За первое взятие Луцка (Мне довелось брать его вторично, в 1916 г.) я был произведен в {367} генерал-лейтенанты. Требование Заиончковского о награждении его Георгиевским крестом не прошло. Ниже увидим, что я нажил себе жестокого врага...

 

(ldn-knigi - ЗАЙОНЧКОВСКИЙ АНДРЕЙ МЕДАРДОВИЧ 1862-1926. Российский военный историк, генерал от инфантерии (1917). В 1-ю мировую войну командир дивизии, корпуса, командующий армией. В Красной Армии с 1919, профессор Военной академии им. Фрунзе. Труды по истории Крымской и 1-й мировой войн.)

 

***

       За всю Луцкую операцию Железная дивизия взя­ла в плен 158 офицеров и 9773 солдат, т. е. количе­ство, равное ее составу. Но и мы были изрядно потре­паны и через два дня были сменены и по обыкнове­нию выведены в резерв командующего армией.

       Соседние 8 и 30 корпуса, опрокидывая австрий­цев, вышли к Стыри. Ген. Конрад, сильно обеспокоен­ный разгромом своего левого крыла, обратился за помощью к германскому командованию и вскоре мы обнаружили к северу от Луцка движение немецкого корпуса в охват нашего правого фланга.

       В дальнейшем произошло нечто совершенно не­суразное и я до сих пор не мог установить обстоя­тельств этого дела по первоисточникам, ибо они на­ходятся в руках у большевиков. Но если верить ген. Брусилову, то он получил от главнокомандующего фронтом приказ: «Бросить Луцк и отвести войска в первоначальное положение» (к Клевани), а корпусу ген. Заиончковского, с приданной ему Железной ди­визией, «спрятаться в лесах восточнее Колки и, когда немцы втянутся по дороге Колки-Клевань, неожидан­но ударить им во фланг, а остальному фронту перей­ти тогда в наступление»...

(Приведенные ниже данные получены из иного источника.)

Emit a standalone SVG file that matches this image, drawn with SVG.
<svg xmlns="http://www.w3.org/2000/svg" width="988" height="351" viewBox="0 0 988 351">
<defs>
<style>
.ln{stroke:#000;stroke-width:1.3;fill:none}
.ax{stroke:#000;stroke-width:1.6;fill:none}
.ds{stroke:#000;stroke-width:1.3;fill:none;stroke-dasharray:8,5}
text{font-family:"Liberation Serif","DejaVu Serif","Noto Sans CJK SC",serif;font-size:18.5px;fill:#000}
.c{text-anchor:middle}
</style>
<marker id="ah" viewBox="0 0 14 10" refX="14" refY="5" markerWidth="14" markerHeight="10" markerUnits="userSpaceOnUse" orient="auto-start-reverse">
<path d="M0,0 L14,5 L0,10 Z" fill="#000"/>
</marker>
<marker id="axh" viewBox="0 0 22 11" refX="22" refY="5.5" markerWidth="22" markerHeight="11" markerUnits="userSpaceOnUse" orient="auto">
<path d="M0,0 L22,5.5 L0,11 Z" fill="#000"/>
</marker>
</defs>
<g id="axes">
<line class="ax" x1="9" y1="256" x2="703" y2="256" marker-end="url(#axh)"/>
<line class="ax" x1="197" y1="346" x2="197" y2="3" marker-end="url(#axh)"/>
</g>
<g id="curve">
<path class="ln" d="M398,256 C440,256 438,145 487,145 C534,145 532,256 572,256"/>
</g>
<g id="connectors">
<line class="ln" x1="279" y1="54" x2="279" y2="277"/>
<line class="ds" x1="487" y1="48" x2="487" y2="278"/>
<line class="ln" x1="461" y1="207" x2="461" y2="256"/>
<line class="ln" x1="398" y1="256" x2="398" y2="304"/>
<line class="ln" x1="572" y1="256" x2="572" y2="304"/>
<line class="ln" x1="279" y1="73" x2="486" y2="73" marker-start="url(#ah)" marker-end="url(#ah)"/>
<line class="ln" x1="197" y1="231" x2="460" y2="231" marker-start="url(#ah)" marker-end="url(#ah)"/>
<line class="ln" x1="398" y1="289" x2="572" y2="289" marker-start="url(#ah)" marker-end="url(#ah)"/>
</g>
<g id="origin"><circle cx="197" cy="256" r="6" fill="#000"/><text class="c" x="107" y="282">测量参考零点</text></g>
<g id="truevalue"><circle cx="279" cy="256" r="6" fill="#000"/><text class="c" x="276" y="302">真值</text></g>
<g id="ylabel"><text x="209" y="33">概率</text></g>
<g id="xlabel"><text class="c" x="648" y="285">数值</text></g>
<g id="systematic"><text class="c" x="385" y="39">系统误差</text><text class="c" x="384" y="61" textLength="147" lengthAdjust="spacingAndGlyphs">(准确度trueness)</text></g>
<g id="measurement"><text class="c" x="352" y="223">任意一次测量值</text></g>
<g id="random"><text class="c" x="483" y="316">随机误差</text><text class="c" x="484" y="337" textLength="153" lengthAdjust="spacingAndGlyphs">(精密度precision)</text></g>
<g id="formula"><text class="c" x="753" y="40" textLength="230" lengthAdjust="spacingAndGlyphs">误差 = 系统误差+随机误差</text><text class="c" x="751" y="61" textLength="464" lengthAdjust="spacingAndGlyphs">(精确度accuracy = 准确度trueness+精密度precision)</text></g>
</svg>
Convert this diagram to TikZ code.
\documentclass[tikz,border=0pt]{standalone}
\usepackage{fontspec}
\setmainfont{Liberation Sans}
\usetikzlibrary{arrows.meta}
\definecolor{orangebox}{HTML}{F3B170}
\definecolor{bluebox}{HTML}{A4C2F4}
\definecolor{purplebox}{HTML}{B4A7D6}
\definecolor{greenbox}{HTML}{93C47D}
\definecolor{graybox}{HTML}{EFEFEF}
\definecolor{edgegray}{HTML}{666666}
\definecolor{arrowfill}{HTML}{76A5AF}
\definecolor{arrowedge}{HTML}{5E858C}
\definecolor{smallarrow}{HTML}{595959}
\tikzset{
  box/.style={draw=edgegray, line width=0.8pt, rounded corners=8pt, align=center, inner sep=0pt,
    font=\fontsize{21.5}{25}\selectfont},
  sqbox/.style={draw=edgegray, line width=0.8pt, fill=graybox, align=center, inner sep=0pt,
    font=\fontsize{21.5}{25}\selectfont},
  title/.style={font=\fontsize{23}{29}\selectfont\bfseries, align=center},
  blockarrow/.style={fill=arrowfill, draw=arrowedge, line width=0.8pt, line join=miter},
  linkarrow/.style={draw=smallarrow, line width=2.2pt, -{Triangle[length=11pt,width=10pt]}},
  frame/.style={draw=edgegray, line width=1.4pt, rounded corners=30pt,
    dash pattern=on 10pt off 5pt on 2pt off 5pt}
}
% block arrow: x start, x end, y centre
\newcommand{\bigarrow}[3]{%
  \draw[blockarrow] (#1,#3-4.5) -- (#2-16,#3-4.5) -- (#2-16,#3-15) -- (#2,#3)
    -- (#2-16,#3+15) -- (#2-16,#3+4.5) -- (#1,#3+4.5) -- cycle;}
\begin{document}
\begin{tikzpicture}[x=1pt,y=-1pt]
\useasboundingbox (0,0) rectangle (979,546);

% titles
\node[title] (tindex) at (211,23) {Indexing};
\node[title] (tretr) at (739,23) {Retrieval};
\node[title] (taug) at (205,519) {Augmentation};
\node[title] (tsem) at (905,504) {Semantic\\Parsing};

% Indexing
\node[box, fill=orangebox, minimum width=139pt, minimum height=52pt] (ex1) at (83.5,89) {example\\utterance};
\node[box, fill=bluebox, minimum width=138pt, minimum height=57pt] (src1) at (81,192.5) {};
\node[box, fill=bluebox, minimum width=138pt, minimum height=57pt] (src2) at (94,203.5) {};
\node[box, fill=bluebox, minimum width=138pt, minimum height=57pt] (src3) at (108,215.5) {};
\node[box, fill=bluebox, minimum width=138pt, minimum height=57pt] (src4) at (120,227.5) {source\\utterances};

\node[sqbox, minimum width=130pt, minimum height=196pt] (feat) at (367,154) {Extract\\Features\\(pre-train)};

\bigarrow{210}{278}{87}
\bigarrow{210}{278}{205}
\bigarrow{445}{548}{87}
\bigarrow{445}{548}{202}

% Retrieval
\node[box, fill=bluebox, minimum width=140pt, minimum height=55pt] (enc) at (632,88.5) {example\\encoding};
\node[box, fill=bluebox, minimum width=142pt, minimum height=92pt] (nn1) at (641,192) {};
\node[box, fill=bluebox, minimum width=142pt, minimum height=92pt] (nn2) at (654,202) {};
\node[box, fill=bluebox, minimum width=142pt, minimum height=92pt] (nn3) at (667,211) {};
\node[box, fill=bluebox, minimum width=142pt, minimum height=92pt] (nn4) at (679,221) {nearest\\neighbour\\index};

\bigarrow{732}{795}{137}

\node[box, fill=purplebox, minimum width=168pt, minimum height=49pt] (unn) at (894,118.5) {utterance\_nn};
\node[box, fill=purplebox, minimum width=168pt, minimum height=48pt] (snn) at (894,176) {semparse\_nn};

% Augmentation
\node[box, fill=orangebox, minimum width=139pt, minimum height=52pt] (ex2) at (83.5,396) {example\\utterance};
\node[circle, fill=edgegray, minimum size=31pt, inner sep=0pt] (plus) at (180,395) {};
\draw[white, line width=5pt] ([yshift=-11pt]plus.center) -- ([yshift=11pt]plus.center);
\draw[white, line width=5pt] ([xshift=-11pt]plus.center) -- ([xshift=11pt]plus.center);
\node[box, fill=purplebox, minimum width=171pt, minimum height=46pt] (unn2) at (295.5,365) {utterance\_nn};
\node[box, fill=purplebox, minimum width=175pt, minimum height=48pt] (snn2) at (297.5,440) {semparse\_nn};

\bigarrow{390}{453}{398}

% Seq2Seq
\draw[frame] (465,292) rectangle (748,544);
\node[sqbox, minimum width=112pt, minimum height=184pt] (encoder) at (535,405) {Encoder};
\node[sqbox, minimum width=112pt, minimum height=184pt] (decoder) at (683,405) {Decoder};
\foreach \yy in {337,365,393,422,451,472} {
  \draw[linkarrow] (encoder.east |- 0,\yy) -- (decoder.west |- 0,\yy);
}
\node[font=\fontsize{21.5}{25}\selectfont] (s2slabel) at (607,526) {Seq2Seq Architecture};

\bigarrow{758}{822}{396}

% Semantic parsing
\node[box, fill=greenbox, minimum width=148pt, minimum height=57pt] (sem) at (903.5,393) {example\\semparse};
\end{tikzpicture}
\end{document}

       Эта «стратегия», больше похожая на детскую игру в прятки, свидетельствовала о весьма слабой военной квалификации как ген. Иванова, так и его нового начальника штаба ген. Савича.

       Линия Стыри и Луцк, доставшиеся нам ценою таких героических усилий, были брошены без давления противника. Вся луцкая операция, стоившая нам столь­ко крови и таких потерь (Железная дивизия потеряла 40% своего состава.), пошла прахом...

 

{368} Корпуса скрыть в лесу, конечно, не удалось и в результате оба противника, русский корпус и немец­кий, развернулись друг против друга в дремучем, за­болоченном Полесьи, понастроили из поваленных деревьев, перевитых колючей проволокой, укрепления, и оба перешли к обороне.

       Под предлогом лесистой местности штаб отнял мою артиллерию, передав ее другой дивизии. Когда я явился к генералу Заиончковскому, он сухо и на­ставительно прочел мне свою директиву, по которой три моих полка были распределены по его дивизиям, а четвертый взят в корпусный резерв. Железная ди­визия расформирована и я оставлен не у дел.

       Я не возражал, только внутренне улыбнулся, ибо знал, что такое распоряжение исполнено быть не может. Действительно, получив директиву Заиончковского, Брусилов немедленно приказал ему «вернуть дивизию в распоряжение ее начальника и дать диви­зии самостоятельную задачу».

       Командир корпуса поставил нас вдоль лесной речки Кармин и начались наши злоключения.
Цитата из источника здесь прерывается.